Leave out the pictures, and write out exactly the lines from the beginning of the material to the line holding "y_ticks = [10, 20, 30, 40, 50, 60]", that line included, and nothing else.

•••••

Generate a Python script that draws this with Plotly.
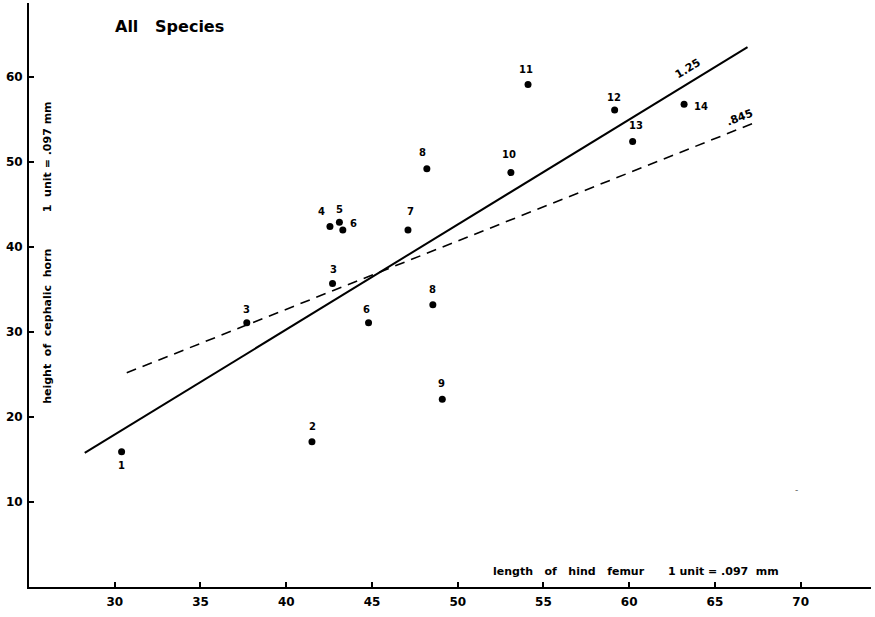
import plotly.graph_objects as go

# ---- data ----
femur_length = [30.4, 41.5, 37.7, 42.7, 42.55, 43.1, 43.3, 47.1, 48.2, 44.8, 48.55, 49.1, 53.1, 54.1, 59.15, 60.2, 63.2]
horn_height = [15.9, 17.1, 31.1, 35.7, 42.4, 42.9, 42.0, 42.0, 49.2, 31.1, 33.2, 22.1, 48.75, 59.1, 56.1, 52.4, 56.8]
species_labels = ["1", "2", "3", "3", "4", "5", "6", "7", "8", "6", "8", "9", "10", "11", "12", "13", "14"]

line_125_x = [28.25, 66.9]
line_125_y = [15.77, 63.52]
line_845_x = [30.7, 67.3]
line_845_y = [25.2, 54.6]

x_ticks = [30, 35, 40, 45, 50, 55, 60, 65, 70]
y_ticks = [10, 20, 30, 40, 50, 60]

# ---- label placement (style) ----
label_shift = [(0, -14), (1, 15), (0, 13), (1, 14), (-8, 15), (0, 13), (11, 6), (3, 18), (-4, 16),
               (-2, 13), (0, 15), (-1, 16), (-2, 18), (-2, 15), (-1, 13), (3, 16), (17, -2)]

FONT = "DejaVu Sans"


def bold(size, color="black"):
    return dict(family=FONT, size=size, color=color, weight="bold")


fig = go.Figure()
fig.add_trace(go.Scatter(x=line_125_x, y=line_125_y, mode="lines",
                         line=dict(color="black", width=2), hoverinfo="skip"))
fig.add_trace(go.Scatter(x=line_845_x, y=line_845_y, mode="lines",
                         line=dict(color="black", width=1.6, dash="10px,7px"), hoverinfo="skip"))
fig.add_trace(go.Scatter(x=femur_length, y=horn_height, mode="markers",
                         marker=dict(color="black", size=7)))

for xv, yv, lab, (dx, dy) in zip(femur_length, horn_height, species_labels, label_shift):
    fig.add_annotation(x=xv, y=yv, text=lab, showarrow=False, xshift=dx, yshift=dy,
                       xanchor="center", yanchor="middle", font=bold(10))

# slope labels
fig.add_annotation(x=63.42, y=61.05, text="1.25", showarrow=False, textangle=-31.5,
                   xanchor="center", yanchor="middle", font=bold(11))
fig.add_annotation(x=66.44, y=55.28, text=".845", showarrow=False, textangle=-21,
                   xanchor="center", yanchor="middle", font=bold(11))

# title
fig.add_annotation(xref="paper", yref="paper", x=0.0994, y=0.959, xanchor="left", yanchor="middle",
                   text="All   Species", showarrow=False, font=bold(16))

# y-axis titles (inside plot)
fig.add_annotation(xref="paper", yref="paper", x=0.0221, y=0.4465, textangle=-90,
                   xanchor="center", yanchor="middle",
                   text="height  of  cephalic  horn", showarrow=False, font=bold(11))
fig.add_annotation(xref="paper", yref="paper", x=0.0221, y=0.737, textangle=-90,
                   xanchor="center", yanchor="middle",
                   text="1  unit = .097 mm", showarrow=False, font=bold(11))

# x-axis titles (inside plot)
fig.add_annotation(xref="paper", yref="paper", x=0.6416, y=0.0272,
                   xanchor="center", yanchor="middle",
                   text="length   of   hind   femur", showarrow=False, font=bold(11))
fig.add_annotation(xref="paper", yref="paper", x=0.8244, y=0.0272,
                   xanchor="center", yanchor="middle",
                   text="1 unit = .097  mm", showarrow=False, font=bold(11))

# small stray mark in the scan
fig.add_annotation(x=69.73, y=11.46, text="-", showarrow=False,
                   font=dict(family=FONT, size=9, color="#555555"))

axis_common = dict(showgrid=False, zeroline=False, showline=True, linecolor="black", linewidth=2,
                   ticks="inside", ticklen=5, tickwidth=1.5, tickcolor="black",
                   tickfont=bold(12))

fig.update_layout(
    width=875, height=617,
    margin=dict(l=29, r=4, t=3, b=30),
    paper_bgcolor="white", plot_bgcolor="white",
    showlegend=False,
    xaxis=dict(range=[25, 74.1], tickvals=x_ticks, ticklabelstandoff=3, **axis_common),
    yaxis=dict(range=[0, 68.7], tickvals=y_ticks, ticklabelstandoff=2, **axis_common),
)

fig.write_html("out.html", config={"displayModeBar": False},
               post_script="document.body.style.margin='0px';document.body.style.padding='0px';")
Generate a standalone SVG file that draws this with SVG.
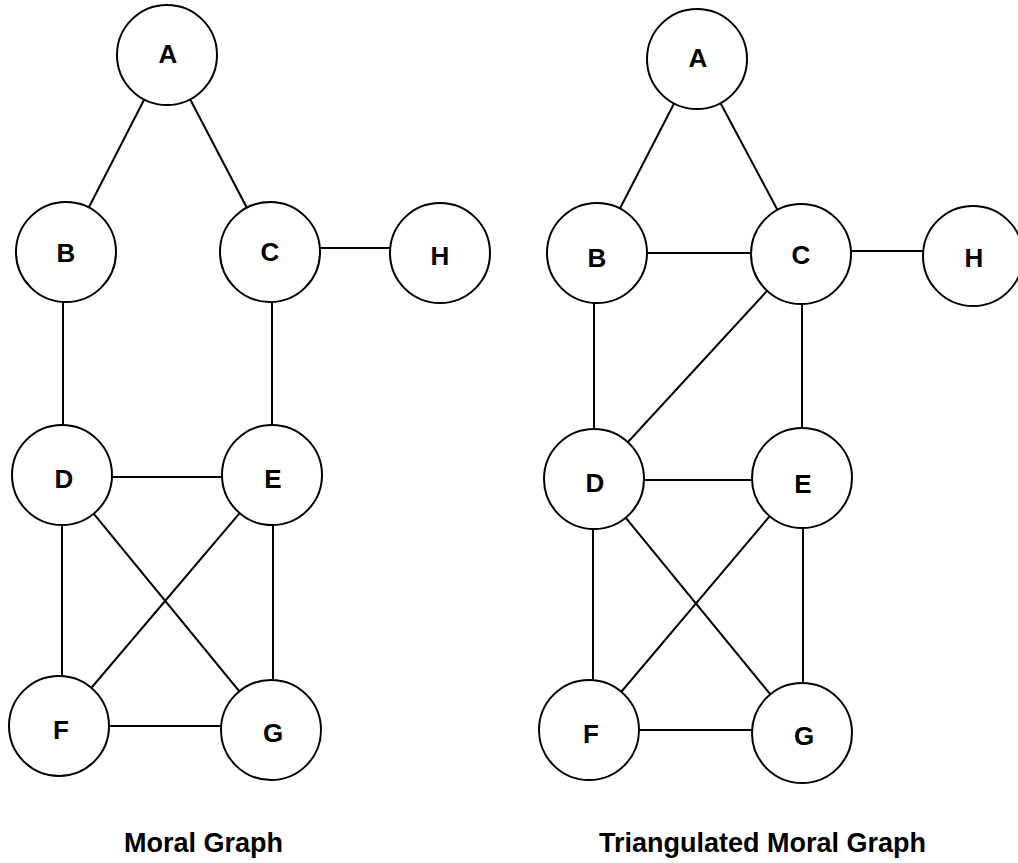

•••••

Exercise result:
Generate a Python script that draws this with Plotly.
import plotly.graph_objects as go

# ---- data ----
femur_length = [30.4, 41.5, 37.7, 42.7, 42.55, 43.1, 43.3, 47.1, 48.2, 44.8, 48.55, 49.1, 53.1, 54.1, 59.15, 60.2, 63.2]
horn_height = [15.9, 17.1, 31.1, 35.7, 42.4, 42.9, 42.0, 42.0, 49.2, 31.1, 33.2, 22.1, 48.75, 59.1, 56.1, 52.4, 56.8]
species_labels = ["1", "2", "3", "3", "4", "5", "6", "7", "8", "6", "8", "9", "10", "11", "12", "13", "14"]

line_125_x = [28.25, 66.9]
line_125_y = [15.77, 63.52]
line_845_x = [30.7, 67.3]
line_845_y = [25.2, 54.6]

x_ticks = [30, 35, 40, 45, 50, 55, 60, 65, 70]
y_ticks = [10, 20, 30, 40, 50, 60]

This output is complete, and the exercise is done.